No one can watch these men for any length of time, without perceiving that the nervous strain they undergo is very great; and, as a matter of fact, they have to be relieved every two hours. Every day, Sunday included, from noon until midnight, these gambling-halls are crowded. Everything is quiet and orderly; no voice is heard above an undertone; and almost the only sounds are the chink of the gold and silver coins, and the monotonous words of the croupiers. In fact, were it not for the intense suppressed excitement at these tables the place would be depressingly dull. Accordingly, one who cares nothing for the game, and who is not interested in studying the phases of humanity at the tables, soon gladly leaves the halls, either to walk about the lovely garden or to listen to one of the finest orchestras in Europe.
At Monte Carlo.
The only thing that can be said in favor of the gambling is that it is honestly conducted, no cheating being possible for either the bank or the players. Indeed, when any one has been exceptionally fortunate and has won a large sum of money, two or more guardians of the Casino usually accompany him to his hotel; for, several years ago, a foreigner was murdered here soon after leaving the gambling-hall, and since then the authorities have been on the alert to prevent the repetition of a crime which, by destroying public confidence, would do them an incalculable injury.

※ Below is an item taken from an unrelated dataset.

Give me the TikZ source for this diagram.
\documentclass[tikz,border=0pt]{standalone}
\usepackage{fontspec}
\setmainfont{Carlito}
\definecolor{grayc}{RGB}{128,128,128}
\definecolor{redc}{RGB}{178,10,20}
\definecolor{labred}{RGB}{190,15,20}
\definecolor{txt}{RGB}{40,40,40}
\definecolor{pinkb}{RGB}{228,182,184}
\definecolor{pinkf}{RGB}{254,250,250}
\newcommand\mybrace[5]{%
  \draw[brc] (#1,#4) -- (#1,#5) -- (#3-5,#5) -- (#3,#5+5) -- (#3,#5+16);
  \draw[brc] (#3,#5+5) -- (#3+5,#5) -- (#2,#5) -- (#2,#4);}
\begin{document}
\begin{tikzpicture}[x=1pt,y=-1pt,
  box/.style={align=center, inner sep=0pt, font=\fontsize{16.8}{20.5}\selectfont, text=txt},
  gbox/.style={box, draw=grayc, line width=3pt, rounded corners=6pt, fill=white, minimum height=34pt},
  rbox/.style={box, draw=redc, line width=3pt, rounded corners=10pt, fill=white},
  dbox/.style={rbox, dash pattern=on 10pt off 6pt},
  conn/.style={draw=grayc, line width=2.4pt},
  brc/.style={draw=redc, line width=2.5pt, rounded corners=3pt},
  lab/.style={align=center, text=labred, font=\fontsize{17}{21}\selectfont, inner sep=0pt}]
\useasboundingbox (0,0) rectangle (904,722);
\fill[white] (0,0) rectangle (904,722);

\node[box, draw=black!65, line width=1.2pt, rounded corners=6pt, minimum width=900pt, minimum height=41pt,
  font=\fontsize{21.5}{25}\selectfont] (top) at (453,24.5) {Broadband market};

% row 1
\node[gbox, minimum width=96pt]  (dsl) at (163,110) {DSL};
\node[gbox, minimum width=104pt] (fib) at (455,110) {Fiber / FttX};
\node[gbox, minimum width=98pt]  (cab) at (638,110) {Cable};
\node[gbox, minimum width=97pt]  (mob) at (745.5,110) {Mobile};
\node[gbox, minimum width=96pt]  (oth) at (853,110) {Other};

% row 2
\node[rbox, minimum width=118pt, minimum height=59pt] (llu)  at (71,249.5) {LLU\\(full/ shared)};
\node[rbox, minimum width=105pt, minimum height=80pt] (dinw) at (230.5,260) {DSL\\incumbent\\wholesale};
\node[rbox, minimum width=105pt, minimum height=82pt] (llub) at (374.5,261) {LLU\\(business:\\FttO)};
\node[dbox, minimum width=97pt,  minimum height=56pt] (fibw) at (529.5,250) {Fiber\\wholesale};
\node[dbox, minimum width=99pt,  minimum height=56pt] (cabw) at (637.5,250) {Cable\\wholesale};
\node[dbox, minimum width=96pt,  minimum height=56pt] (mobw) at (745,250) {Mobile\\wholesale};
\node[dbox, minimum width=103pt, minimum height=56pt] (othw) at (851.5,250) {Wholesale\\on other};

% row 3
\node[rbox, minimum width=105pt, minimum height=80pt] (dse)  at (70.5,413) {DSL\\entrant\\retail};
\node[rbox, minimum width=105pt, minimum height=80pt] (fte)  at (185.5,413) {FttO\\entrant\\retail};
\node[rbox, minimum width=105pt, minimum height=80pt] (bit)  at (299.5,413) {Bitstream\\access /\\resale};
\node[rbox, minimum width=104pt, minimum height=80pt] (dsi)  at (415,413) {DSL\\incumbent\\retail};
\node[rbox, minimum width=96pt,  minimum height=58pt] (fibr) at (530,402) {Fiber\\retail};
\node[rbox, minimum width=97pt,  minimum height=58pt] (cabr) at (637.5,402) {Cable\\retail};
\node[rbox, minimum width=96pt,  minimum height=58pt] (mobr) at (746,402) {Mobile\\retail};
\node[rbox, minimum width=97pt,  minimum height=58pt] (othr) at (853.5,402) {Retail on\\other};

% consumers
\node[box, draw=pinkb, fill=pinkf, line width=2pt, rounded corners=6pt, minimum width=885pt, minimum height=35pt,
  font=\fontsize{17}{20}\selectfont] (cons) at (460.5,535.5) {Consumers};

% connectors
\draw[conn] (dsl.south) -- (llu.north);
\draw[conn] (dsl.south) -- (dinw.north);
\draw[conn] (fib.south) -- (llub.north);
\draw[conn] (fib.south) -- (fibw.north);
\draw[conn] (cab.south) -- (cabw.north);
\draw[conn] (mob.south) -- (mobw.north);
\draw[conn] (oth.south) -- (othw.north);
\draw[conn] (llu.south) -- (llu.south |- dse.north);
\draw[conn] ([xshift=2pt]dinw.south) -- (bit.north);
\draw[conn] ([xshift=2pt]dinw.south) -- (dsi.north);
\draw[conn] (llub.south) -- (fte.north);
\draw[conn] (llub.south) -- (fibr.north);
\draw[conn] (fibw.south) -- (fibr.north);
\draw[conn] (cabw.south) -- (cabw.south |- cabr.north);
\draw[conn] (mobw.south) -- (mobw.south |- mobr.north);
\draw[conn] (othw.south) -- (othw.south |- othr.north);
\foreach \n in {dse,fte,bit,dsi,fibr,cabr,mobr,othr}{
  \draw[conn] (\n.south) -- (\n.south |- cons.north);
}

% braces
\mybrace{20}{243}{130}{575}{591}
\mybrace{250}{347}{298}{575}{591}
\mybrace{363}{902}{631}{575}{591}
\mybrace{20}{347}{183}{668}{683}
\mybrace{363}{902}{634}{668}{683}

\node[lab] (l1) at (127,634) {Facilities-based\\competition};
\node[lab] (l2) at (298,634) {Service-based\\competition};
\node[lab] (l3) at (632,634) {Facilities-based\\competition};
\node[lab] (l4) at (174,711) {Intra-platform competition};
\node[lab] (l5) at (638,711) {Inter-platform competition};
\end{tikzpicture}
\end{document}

Until the introduction of electricity, oil lamps were preferred to gas in the Casino; for, some years since, a clever trick was played here by a band of rogues, one of whom turned off the gas at the meter, while his confederates took advantage of the darkness and confusion to grab whatever money was on the tables, and even to rob the players.

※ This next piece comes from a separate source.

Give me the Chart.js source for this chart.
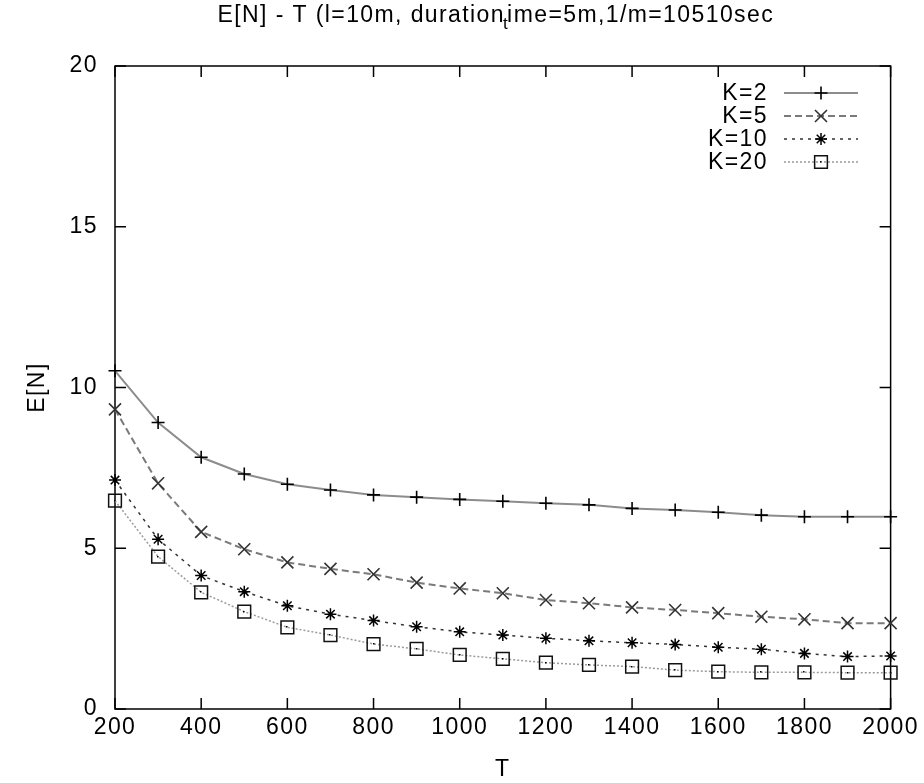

In some cases the authorities give a bankrupt player money enough to pay his fare home. This is, however, regarded as a loan, and must be paid before the recipient of the money can ever again enter the Casino. It is said that over two hundred thousand dollars are annually advanced in this way to gamblers who have been left utterly destitute.
The profits of this business must be enormous, for after subsidizing the Prince, relieving his subjects from taxation, and paying its own large staff of employees, from members of its famous orchestra to its croupiers and gardeners, the Syndicate is reputed to gain about one million, six hundred thousand dollars annually.

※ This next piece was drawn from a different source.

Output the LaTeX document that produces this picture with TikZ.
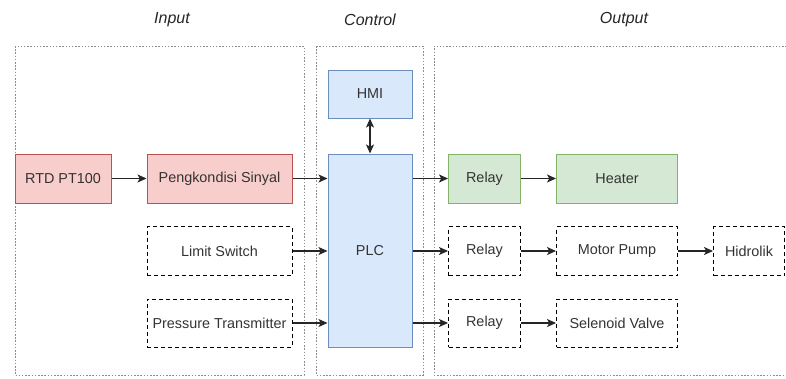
\documentclass[tikz,border=0pt]{standalone}
\usepackage{fontspec}
\setmainfont{Liberation Sans}
\usetikzlibrary{arrows.meta}
\definecolor{redfill}{HTML}{F8CECC}
\definecolor{redline}{HTML}{B85450}
\definecolor{bluefill}{HTML}{DAE8FC}
\definecolor{blueline}{HTML}{6C8EBF}
\definecolor{greenfill}{HTML}{D5E8D4}
\definecolor{greenline}{HTML}{82B366}
\definecolor{txt}{HTML}{333333}
\definecolor{grp}{HTML}{8C8C8C}
\tikzset{
  box/.style={rectangle, draw, line width=1pt, inner sep=0pt, text=txt,
    font=\fontsize{14.4}{16}\selectfont},
  redbox/.style={box, fill=redfill, draw=redline},
  bluebox/.style={box, fill=bluefill, draw=blueline},
  greenbox/.style={box, fill=greenfill, draw=greenline},
  dashbox/.style={box, draw=black, dash pattern=on 4pt off 3pt},
  grpline/.style={draw=grp, line width=1pt, dash pattern=on 1.5pt off 1.7pt},
  title/.style={font=\fontsize{16}{18}\selectfont\itshape, text=black!85},
  conn/.style={draw=black!85, line width=1.1pt, -{Stealth[length=9pt,width=8pt,inset=2.2pt]}},
  conn2/.style={draw=black!85, line width=1.1pt, {Stealth[length=9pt,width=8pt,inset=2.2pt]}-{Stealth[length=9pt,width=8pt,inset=2.2pt]}}
}
\begin{document}
\begin{tikzpicture}[x=1pt,y=-1pt]
\useasboundingbox (0,0) rectangle (786,378);
% group containers
\draw[grpline] (15,46) rectangle (304,375);
\draw[grpline] (316,46) rectangle (423,375);
\draw[grpline] (790,46) -- (434,46) -- (434,375) -- (790,375);
% titles
\node[title] (tin) at (172,20) {Input};
\node[title] (tctl) at (370,20) {Control};
\node[title] (tout) at (624,20) {Output};
% nodes
\node[redbox, minimum width=96, minimum height=49] (rtd) at (63,178.5) {RTD PT100};
\node[redbox, minimum width=145, minimum height=49] (pk) at (219.5,178.5) {Pengkondisi Sinyal};
\node[dashbox, minimum width=145, minimum height=49] (ls) at (219.5,251) {Limit Switch};
\node[dashbox, minimum width=145, minimum height=48] (pt) at (219.5,323) {Pressure Transmitter};
\node[bluebox, minimum width=84, minimum height=48] (hmi) at (370,94) {HMI};
\node[bluebox, minimum width=84, minimum height=193] (plc) at (370,250.5) {PLC};
\node[greenbox, minimum width=72, minimum height=49] (r1) at (484.5,178.5) {Relay};
\node[greenbox, minimum width=121, minimum height=49] (heater) at (617,178.5) {Heater};
\node[dashbox, minimum width=72, minimum height=49] (r2) at (484.5,251) {Relay};
\node[dashbox, minimum width=121, minimum height=49] (mp) at (617,251) {Motor Pump};
\node[dashbox, minimum width=71, minimum height=49] (hid) at (749,251) {Hidrolik};
\node[dashbox, minimum width=72, minimum height=48] (r3) at (484.5,323) {Relay};
\node[dashbox, minimum width=121, minimum height=48] (sv) at (617,323) {Selenoid Valve};
% connectors
\draw[conn] (rtd) -- (pk);
\draw[conn] (pk.east) -- (pk.east -| plc.west);
\draw[conn] (ls.east) -- (ls.east -| plc.west);
\draw[conn] (pt.east) -- (pt.east -| plc.west);
\draw[conn2] (hmi) -- (plc);
\draw[conn] (r1.west -| plc.east) -- (r1.west);
\draw[conn] (r2.west -| plc.east) -- (r2.west);
\draw[conn] (r3.west -| plc.east) -- (r3.west);
\draw[conn] (r1) -- (heater);
\draw[conn] (r2) -- (mp);
\draw[conn] (r3) -- (sv);
\draw[conn] (mp) -- (hid);
\end{tikzpicture}
\end{document}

The bank of Monte Carlo always has a percentage in its favor; but it makes its greatest gains because of the almost universal rule that if a man wins he will play on till he loses. A story is told of a man who in a few hours won here eighty thousand dollars. The croupier reported the loss to the proprietor, Monsieur Blanc, who only smiled, and sent a servant to the gentleman's hotel to see if he had gone. When he returned and reported that the man was still there, Monsieur Blanc laughed softly, and said: "Tres bien!" And in fact, that night the man returned and lost, not only his eighty thousand dollars, but ten thousand more which he had borrowed.
These richly decorated halls are never empty during gaming hours. Around every table there is always a close circle of seated players, behind whom usually stand as many more, reaching over their shoulders to play.
Among those who lose the largest sums here are Russians, who have the reputation of playing recklessly. The French, principally Parisians, contribute largely to the crowd at the tables. Germans play considerably, but so cautiously that they are considered the least remunerative customers of the bank. Spaniards and Italians are comparatively few in number here; while, on the other hand, Americans outnumber the English, notwithstanding the proximity of Great Britain. Curiously enough, fully one half of the players are women of all ages and conditions of life. These do not seem to be able to preserve the equanimity usually characteristic of the gambler. Once, for example, when I had placed several small sums unsuccessfully on the color which an old lady beside me had also chosen, she turned to me very impatiently, and said that I was spoiling her luck.
In The Casino, Monte Carlo.
It is a significant fact that the only people in the world who are deprived of the pleasure, or misery, of playing at roulette are the inhabitants of Monaco; for the Prince forbids his own subjects to enter the gambling-halls.